Senegal: Project TER, International Finance 101, the International Bond Market & the $2 Billion question.
Having carefully followed and intently listened to the conversation and chatter around the financing of project TER, I must say I am very disappointed and astonished at the lack of financial Sophistication on the part of our leaders and frankly on the part of all involved including tv talking heads and other so-called self-proclaimed “big shot economists and finance experts” alike.
For over 2 weeks, I curated and listened to the experts take turn in pontificating on the type of financing appropriate for the project. Most of the conversation revolved around complains of excessive spending, “mal gouvernance”, whether or not the project is sustainable long term, who is in charge, who is not. Blah blah blah… total kabooki dance. No new plot. Just recycled viewpoints and slight variation on old tired talking points.
I kept hoping that someone will breakout and finally mention the public debt markets at the very least, as a viable alternative option to tap into to raise the funds needed to realize such a big (as big projects go for Senegal) project. But much to my dismay, not a single person mentioned or even alluded to it. Not a single soul. Not one. They all seem to think that banks are the only available source of funding for every endeavor when Nothing could be further from the truth. In fact, banks should have been the option of last resort for this type of project. They are ill suited for it.
Now, I do not know what anyone knows or does not but It seems to me that for a project of this magnitude (~ $2 Billion), it was financial malpractice to overlook the international bond market which can help with much better financing terms and debt refinancing options than a private French bank or financial entity/fund somewhere in the land of algae most likely teething on the verge of bankruptcy.
Accessible, Available and there for the taking.
The International Bond(Debt) Market is wide open to any country that meets certain borrowing criteria set forth by lenders. So Why borrow money the way private citizens do-as a personal loan? Why not issue foreign bonds to raise the money? Was anyone even aware of this as an option available to Senegal? This is the unanswered $2 Billion question
When Senegal, as a sovereign entity, decides to raise large capital to finance its biggest, most expensive project to date, it has a fiduciary duty to explore all of its available options including turning to the debt market to issue global bonds for better financial risk management. Global bonds are international bonds that are offered simultaneously in various capital markets including Europe, Asia, and America. These bonds may have a fixed or floating rate with maturities ranging from one to 30 years. Borrowing terms I am sure beat the current debt structure put together for the project.
Going forward Senegal should put on its big boy pants and join the big boy financial league to spruce up its public finances and lighten up its load and restructure its debt. For that it needs to bring in a cadre of experts (stay away from the IMF ones) with experience in international debt markets to help put together and submit “Bond RFPs”.

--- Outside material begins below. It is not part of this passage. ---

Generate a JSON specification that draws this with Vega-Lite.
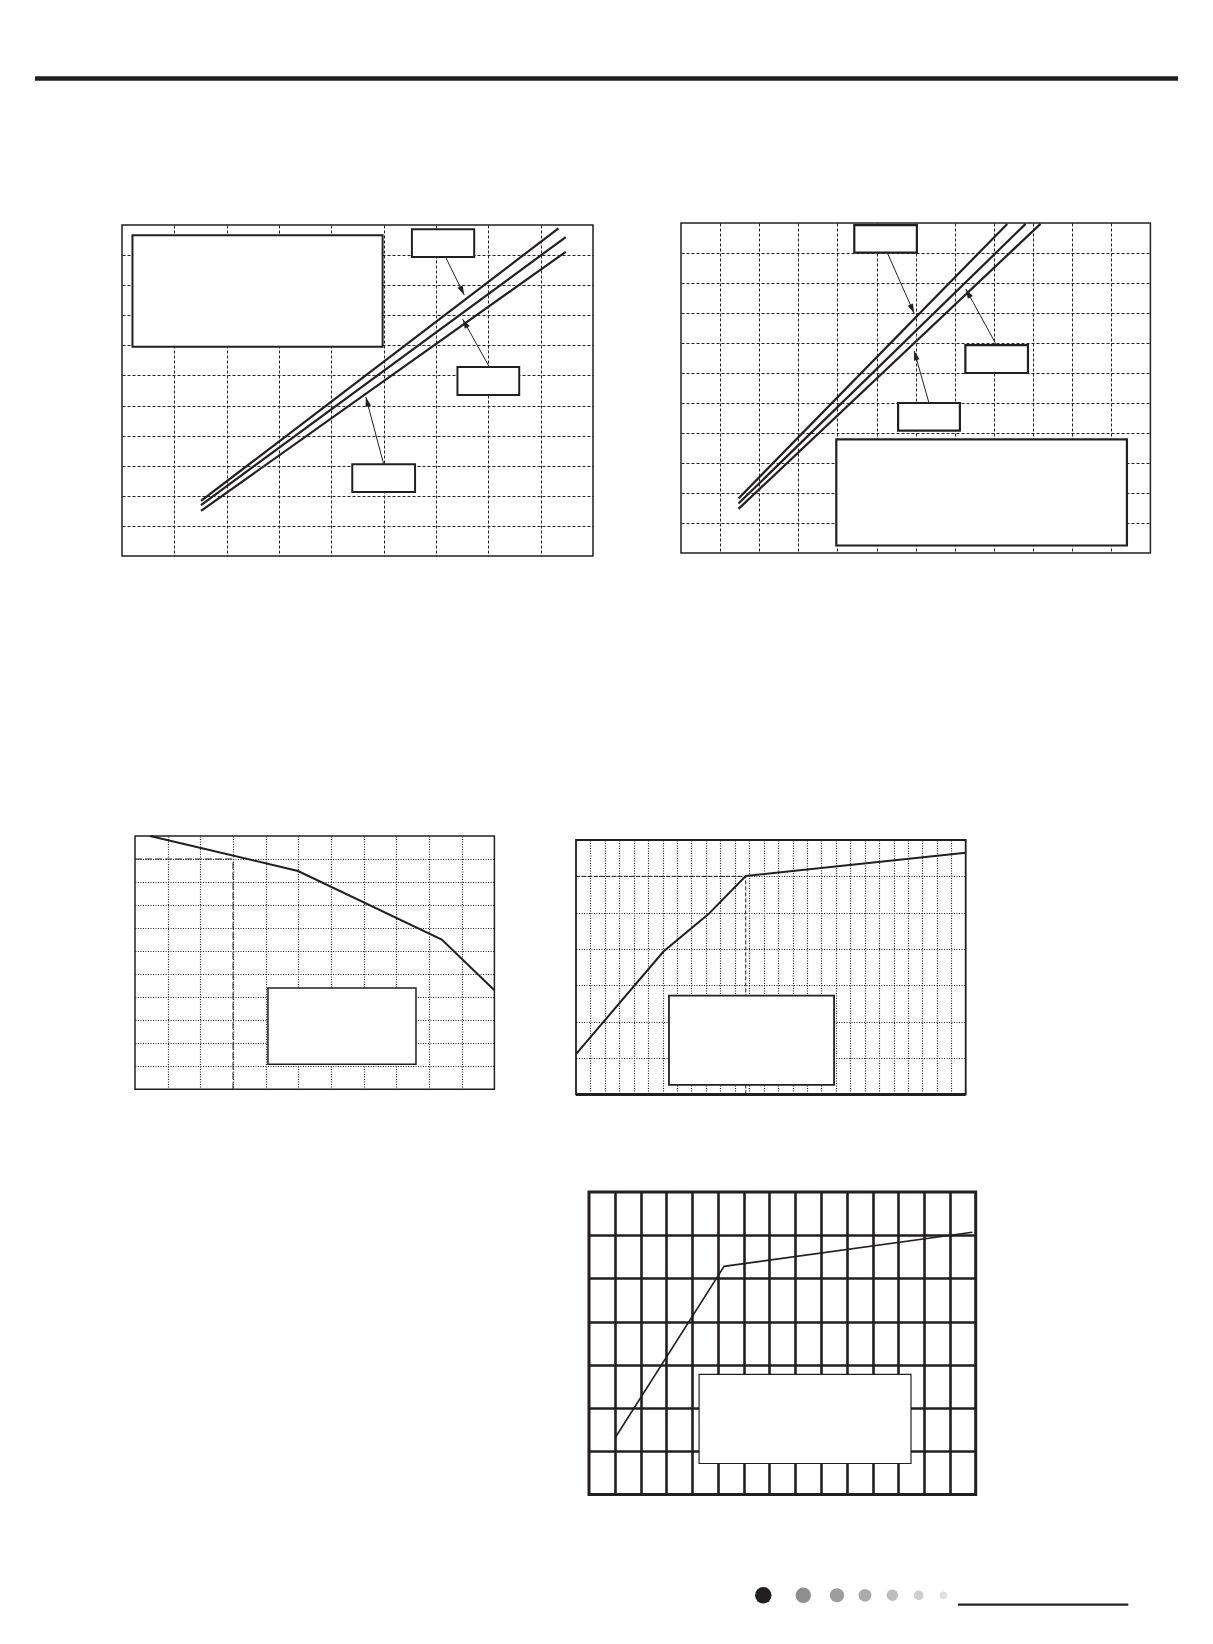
{
  "$schema": "https://vega.github.io/schema/vega-lite/v6.json",
  "background": "white",
  "padding": {"left": 0, "top": 73, "right": 0, "bottom": 0},
  "config": {
    "view": {"stroke": null},
    "axis": {"labels": false, "ticks": false, "domain": false, "minExtent": 0, "maxExtent": 0, "gridColor": "#231f20", "gridOpacity": 1, "gridWidth": 1}
  },
  "datasets": {
    "hdr": [{"x": 0, "x2": 1, "y": 0.5}],
    "p1l": [{"s": "a", "x": 1.51, "y": 1.83}, {"s": "a", "x": 8.34, "y": 10.89}, {"s": "b", "x": 1.51, "y": 1.69}, {"s": "b", "x": 8.48, "y": 10.6}, {"s": "c", "x": 1.51, "y": 1.5}, {"s": "c", "x": 8.48, "y": 10.11}],
    "p1b": [{"k": "legend", "x": 0.2, "x2": 4.98, "y": 6.95, "y2": 10.66}, {"k": "A", "x": 5.54, "x2": 6.73, "y": 9.94, "y2": 10.86}, {"k": "B", "x": 6.41, "x2": 7.59, "y": 5.35, "y2": 6.28}, {"k": "C", "x": 4.4, "x2": 5.6, "y": 2.13, "y2": 3.05}],
    "p1a": [{"a": "A", "x": 6.54, "y": 8.67, "x2": 6.19, "y2": 9.91}, {"a": "B", "x": 6.51, "y": 7.87, "x2": 7.02, "y2": 6.28}, {"a": "C", "x": 4.66, "y": 5.28, "x2": 5.0, "y2": 3.05}],
    "p2l": [{"s": "a", "x": 1.47, "y": 1.82}, {"s": "a", "x": 8.34, "y": 10.97}, {"s": "b", "x": 1.47, "y": 1.65}, {"s": "b", "x": 8.81, "y": 10.97}, {"s": "c", "x": 1.47, "y": 1.47}, {"s": "c", "x": 9.19, "y": 10.97}],
    "p2b": [{"k": "legend", "x": 3.97, "x2": 11.4, "y": 0.25, "y2": 3.79}, {"k": "1", "x": 4.43, "x2": 6.03, "y": 10.01, "y2": 10.93}, {"k": "2", "x": 7.27, "x2": 8.87, "y": 6.0, "y2": 6.93}, {"k": "3", "x": 5.55, "x2": 7.13, "y": 4.08, "y2": 5.0}],
    "p2a": [{"a": "1", "x": 5.96, "y": 7.99, "x2": 5.28, "y2": 9.99}, {"a": "2", "x": 7.28, "y": 8.8, "x2": 8.05, "y2": 6.97}, {"a": "3", "x": 5.96, "y": 6.74, "x2": 6.34, "y2": 5.0}],
    "p3l": [{"x": 0.46, "y": 11.0}, {"x": 4.99, "y": 9.48}, {"x": 9.39, "y": 6.5}, {"x": 11.0, "y": 4.3}],
    "p3r": [{"x": 0, "x2": 3, "y": 10, "y2": 10}, {"x": 3, "x2": 3, "y": 0, "y2": 10}],
    "p3b": [{"x": 4.07, "x2": 8.6, "y": 1.09, "y2": 4.4}],
    "p4l": [{"x": 0, "y": 1.11}, {"x": 6.06, "y": 3.93}, {"x": 9.18, "y": 4.96}, {"x": 11.76, "y": 6.01}, {"x": 27, "y": 6.65}],
    "p4r": [{"x": 0, "x2": 11.76, "y": 6, "y2": 6}, {"x": 11.76, "x2": 11.76, "y": 0, "y2": 6}],
    "p4f": [{"x": 0, "x2": 27, "y": 0}],
    "p4b": [{"x": 6.44, "x2": 17.88, "y": 0.26, "y2": 2.72}],
    "p5l": [{"x": 1.01, "y": 1.31}, {"x": 5.24, "y": 5.28}, {"x": 14.87, "y": 6.07}],
    "p5b": [{"x": 4.27, "x2": 12.49, "y": 0.72, "y2": 2.78}],
    "dots": [{"i": 0, "x": 1.33, "y": 1.67}, {"i": 1, "x": 5.33, "y": 1.67}, {"i": 2, "x": 8.7, "y": 1.67}, {"i": 3, "x": 11.5, "y": 1.67}, {"i": 4, "x": 14.23, "y": 1.67}, {"i": 5, "x": 16.87, "y": 1.67}, {"i": 6, "x": 19.33, "y": 1.67}],
    "ul": [{"x": 20.8, "x2": 37.83, "y": 0.73}]
  },
  "spacing": 0,
  "bounds": "full",
  "vconcat": [
    {
      "spacing": 0, "bounds": "flush",
      "hconcat": [
        {"width": 34.5, "height": 11, "data": {"values": []}, "mark": {"type": "point", "opacity": 0}},
        {
          "width": 1143, "height": 11,
          "data": {"name": "hdr"},
          "mark": {"type": "rule", "color": "#231f20", "strokeWidth": 4.4},
          "encoding": {
            "x": {"field": "x", "type": "quantitative", "scale": {"domain": [0, 1], "nice": false}, "axis": null},
            "x2": {"field": "x2"},
            "y": {"field": "y", "type": "quantitative", "scale": {"domain": [0, 1], "nice": false}, "axis": null}
          }
        }
      ]
    },
    {"width": 1, "height": 137.55, "data": {"values": []}, "mark": {"type": "point", "opacity": 0}},
    {
      "spacing": 0, "bounds": "full",
      "hconcat": [
        {"width": 120.55, "height": 1, "data": {"values": []}, "mark": {"type": "point", "opacity": 0}},
        {
          "spacing": 0, "bounds": "flush",
          "vconcat": [
            {"width": 1, "height": 2, "data": {"values": []}, "mark": {"type": "point", "opacity": 0}},
            {
              "width": 471, "height": 331,
              "view": {"stroke": "#231f20", "strokeWidth": 1.5},
              "encoding": {
                "x": {"field": "x", "type": "quantitative", "scale": {"domain": [0, 9], "nice": false, "zero": false}, "axis": {"values": [1, 2, 3, 4, 5, 6, 7, 8], "grid": true, "gridDash": [3, 2], "title": null}},
                "y": {"field": "y", "type": "quantitative", "scale": {"domain": [0, 11], "nice": false, "zero": false}, "axis": {"values": [1, 2, 3, 4, 5, 6, 7, 8, 9, 10], "grid": true, "gridDash": [3, 2], "title": null}}
              },
              "layer": [
                {"data": {"name": "p1l"}, "mark": {"type": "line", "color": "#231f20", "strokeWidth": 2.2}, "encoding": {"detail": {"field": "s"}}},
                {"data": {"name": "p1a"}, "mark": {"type": "rule", "color": "#231f20", "strokeWidth": 1}, "encoding": {"x2": {"field": "x2"}, "y2": {"field": "y2"}}},
                {"data": {"name": "p1a"}, "transform": [{"filter": {"field": "a", "equal": "A"}}], "mark": {"type": "point", "shape": "M0,0L0.6,2L-0.6,2Z", "filled": true, "opacity": 1, "color": "#231f20", "size": 90, "angle": 153.9}},
                {"data": {"name": "p1a"}, "transform": [{"filter": {"field": "a", "equal": "B"}}], "mark": {"type": "point", "shape": "M0,0L0.6,2L-0.6,2Z", "filled": true, "opacity": 1, "color": "#231f20", "size": 90, "angle": 330.9}},
                {"data": {"name": "p1a"}, "transform": [{"filter": {"field": "a", "equal": "C"}}], "mark": {"type": "point", "shape": "M0,0L0.6,2L-0.6,2Z", "filled": true, "opacity": 1, "color": "#231f20", "size": 90, "angle": 345.3}},
                {"data": {"name": "p1b"}, "mark": {"type": "rect", "fill": "white", "stroke": "#231f20", "strokeWidth": 2}, "encoding": {"x2": {"field": "x2"}, "y2": {"field": "y2"}}}
              ]
            }
          ]
        },
        {"width": 85.5, "height": 1, "data": {"values": []}, "mark": {"type": "point", "opacity": 0}},
        {
          "width": 469.4, "height": 330,
          "view": {"stroke": "#231f20", "strokeWidth": 1.5},
          "encoding": {
            "x": {"field": "x", "type": "quantitative", "scale": {"domain": [0, 12], "nice": false, "zero": false}, "axis": {"values": [1, 2, 3, 4, 5, 6, 7, 8, 9, 10, 11], "grid": true, "gridDash": [3, 2], "title": null}},
            "y": {"field": "y", "type": "quantitative", "scale": {"domain": [0, 11], "nice": false, "zero": false}, "axis": {"values": [1, 2, 3, 4, 5, 6, 7, 8, 9, 10], "grid": true, "gridDash": [3, 2], "title": null}}
          },
          "layer": [
            {"data": {"name": "p2l"}, "mark": {"type": "line", "color": "#231f20", "strokeWidth": 2.2, "clip": true}, "encoding": {"detail": {"field": "s"}}},
            {"data": {"name": "p2a"}, "mark": {"type": "rule", "color": "#231f20", "strokeWidth": 1}, "encoding": {"x2": {"field": "x2"}, "y2": {"field": "y2"}}},
            {"data": {"name": "p2a"}, "transform": [{"filter": {"field": "a", "equal": "1"}}], "mark": {"type": "point", "shape": "M0,0L0.6,2L-0.6,2Z", "filled": true, "opacity": 1, "color": "#231f20", "size": 90, "angle": 156.3}},
            {"data": {"name": "p2a"}, "transform": [{"filter": {"field": "a", "equal": "2"}}], "mark": {"type": "point", "shape": "M0,0L0.6,2L-0.6,2Z", "filled": true, "opacity": 1, "color": "#231f20", "size": 90, "angle": 331.1}},
            {"data": {"name": "p2a"}, "transform": [{"filter": {"field": "a", "equal": "3"}}], "mark": {"type": "point", "shape": "M0,0L0.6,2L-0.6,2Z", "filled": true, "opacity": 1, "color": "#231f20", "size": 90, "angle": 344}},
            {"data": {"name": "p2b"}, "mark": {"type": "rect", "fill": "white", "stroke": "#231f20", "strokeWidth": 2.2}, "encoding": {"x2": {"field": "x2"}, "y2": {"field": "y2"}}}
          ]
        }
      ]
    },
    {"width": 1, "height": 274, "data": {"values": []}, "mark": {"type": "point", "opacity": 0}},
    {
      "spacing": 0, "bounds": "full",
      "hconcat": [
        {"width": 132.55, "height": 1, "data": {"values": []}, "mark": {"type": "point", "opacity": 0}},
        {
          "width": 359.4, "height": 253.3,
          "view": {"stroke": "#231f20", "strokeWidth": 1.5},
          "encoding": {
            "x": {"field": "x", "type": "quantitative", "scale": {"domain": [0, 11], "nice": false, "zero": false}, "axis": {"values": [1, 2, 3, 4, 5, 6, 7, 8, 9, 10], "grid": true, "gridDash": [1, 1.5], "gridWidth": 1.2, "title": null}},
            "y": {"field": "y", "type": "quantitative", "scale": {"domain": [0, 11], "nice": false, "zero": false}, "axis": {"values": [1, 2, 3, 4, 5, 6, 7, 8, 9, 10], "grid": true, "gridDash": [1, 1.5], "gridWidth": 1.2, "title": null}}
          },
          "layer": [
            {"data": {"name": "p3r"}, "mark": {"type": "rule", "color": "#231f20", "strokeWidth": 1, "strokeDash": [7, 3]}, "encoding": {"x2": {"field": "x2"}, "y2": {"field": "y2"}}},
            {"data": {"name": "p3l"}, "mark": {"type": "line", "color": "#231f20", "strokeWidth": 2}},
            {"data": {"name": "p3b"}, "mark": {"type": "rect", "fill": "white", "stroke": "#231f20", "strokeWidth": 1.5}, "encoding": {"x2": {"field": "x2"}, "y2": {"field": "y2"}}}
          ]
        },
        {"width": 70.5, "height": 1, "data": {"values": []}, "mark": {"type": "point", "opacity": 0}},
        {
          "spacing": 0, "bounds": "flush",
          "vconcat": [
            {"width": 1, "height": 3.3, "data": {"values": []}, "mark": {"type": "point", "opacity": 0}},
            {
              "width": 389.7, "height": 254.4,
              "view": {"stroke": "#231f20", "strokeWidth": 1.8},
              "encoding": {
                "x": {"field": "x", "type": "quantitative", "scale": {"domain": [0, 27], "nice": false, "zero": false}, "axis": {"values": [1, 2, 3, 4, 5, 6, 7, 8, 9, 10, 11, 12, 13, 14, 15, 16, 17, 18, 19, 20, 21, 22, 23, 24, 25, 26], "grid": true, "gridDash": [1, 1.5], "gridWidth": 1.2, "title": null}},
                "y": {"field": "y", "type": "quantitative", "scale": {"domain": [0, 7], "nice": false, "zero": false}, "axis": {"values": [1, 2, 3, 4, 5, 6], "grid": true, "gridDash": [1, 1.5], "gridWidth": 1.2, "title": null}}
              },
              "layer": [
                {"data": {"name": "p4r"}, "mark": {"type": "rule", "color": "#231f20", "strokeWidth": 1, "strokeDash": [4, 2]}, "encoding": {"x2": {"field": "x2"}, "y2": {"field": "y2"}}},
                {"data": {"name": "p4f"}, "mark": {"type": "rule", "color": "#231f20", "strokeWidth": 3}, "encoding": {"x2": {"field": "x2"}}},
                {"data": {"name": "p4l"}, "mark": {"type": "line", "color": "#231f20", "strokeWidth": 2}},
                {"data": {"name": "p4b"}, "mark": {"type": "rect", "fill": "white", "stroke": "#231f20", "strokeWidth": 1.8}, "encoding": {"x2": {"field": "x2"}, "y2": {"field": "y2"}}}
              ]
            }
          ]
        }
      ]
    },
    {"width": 1, "height": 92.5, "data": {"values": []}, "mark": {"type": "point", "opacity": 0}},
    {
      "spacing": 0, "bounds": "flush",
      "hconcat": [
        {"width": 588.3, "height": 1, "data": {"values": []}, "mark": {"type": "point", "opacity": 0}},
        {
          "width": 386.7, "height": 302.6,
          "view": {"stroke": "#231f20", "strokeWidth": 3},
          "encoding": {
            "x": {"field": "x", "type": "quantitative", "scale": {"domain": [0, 15], "nice": false, "zero": false}, "axis": {"values": [1, 2, 3, 4, 5, 6, 7, 8, 9, 10, 11, 12, 13, 14], "grid": true, "gridWidth": 2.6, "title": null}},
            "y": {"field": "y", "type": "quantitative", "scale": {"domain": [0, 7], "nice": false, "zero": false}, "axis": {"values": [1, 2, 3, 4, 5, 6], "grid": true, "gridWidth": 2.6, "title": null}}
          },
          "layer": [
            {"data": {"name": "p5l"}, "mark": {"type": "line", "color": "#231f20", "strokeWidth": 1.6}},
            {"data": {"name": "p5b"}, "mark": {"type": "rect", "fill": "white", "stroke": "#231f20", "strokeWidth": 1.2}, "encoding": {"x2": {"field": "x2"}, "y2": {"field": "y2"}}}
          ]
        }
      ]
    },
    {"width": 1, "height": 84.1, "data": {"values": []}, "mark": {"type": "point", "opacity": 0}},
    {
      "spacing": 0, "bounds": "flush",
      "hconcat": [
        {"width": 750, "height": 1, "data": {"values": []}, "mark": {"type": "point", "opacity": 0}},
        {
          "width": 380, "height": 30,
          "encoding": {
            "x": {"field": "x", "type": "quantitative", "scale": {"domain": [0, 38], "nice": false, "zero": false}, "axis": null},
            "y": {"field": "y", "type": "quantitative", "scale": {"domain": [0, 3], "nice": false, "zero": false}, "axis": null}
          },
          "layer": [
            {
              "data": {"name": "dots"},
              "mark": {"type": "point", "shape": "circle", "filled": true, "opacity": 1},
              "encoding": {
                "size": {"field": "i", "type": "quantitative", "scale": {"domain": [0, 6], "range": [272, 58]}, "legend": null},
                "color": {"field": "i", "type": "ordinal", "scale": {"domain": [0, 1, 2, 3, 4, 5, 6], "range": ["#231f20", "#8e8e90", "#9d9d9f", "#ababad", "#bcbcbe", "#cececf", "#e0e0e1"]}, "legend": null}
              }
            },
            {"data": {"name": "ul"}, "mark": {"type": "rule", "color": "#231f20", "strokeWidth": 2.2}, "encoding": {"x2": {"field": "x2"}}}
          ]
        }
      ]
    }
  ]
}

Ghana was first African country to do this. In March 2021, it turned to Eurobond to raise money to refinance its expensive power loans and restructure high risk debt. It did it again this past July when it raised $2 Billion to fund its social and environmental programs. I even dedicated an article to it. Ghana completely ditched the IMF and turned to the IDM for its financial needs. This seems to have helped the country’s financial and economic situation a lot. It should be used as a blueprint for other countries such as Senegal. Learning from what works should be the rule, not the exception.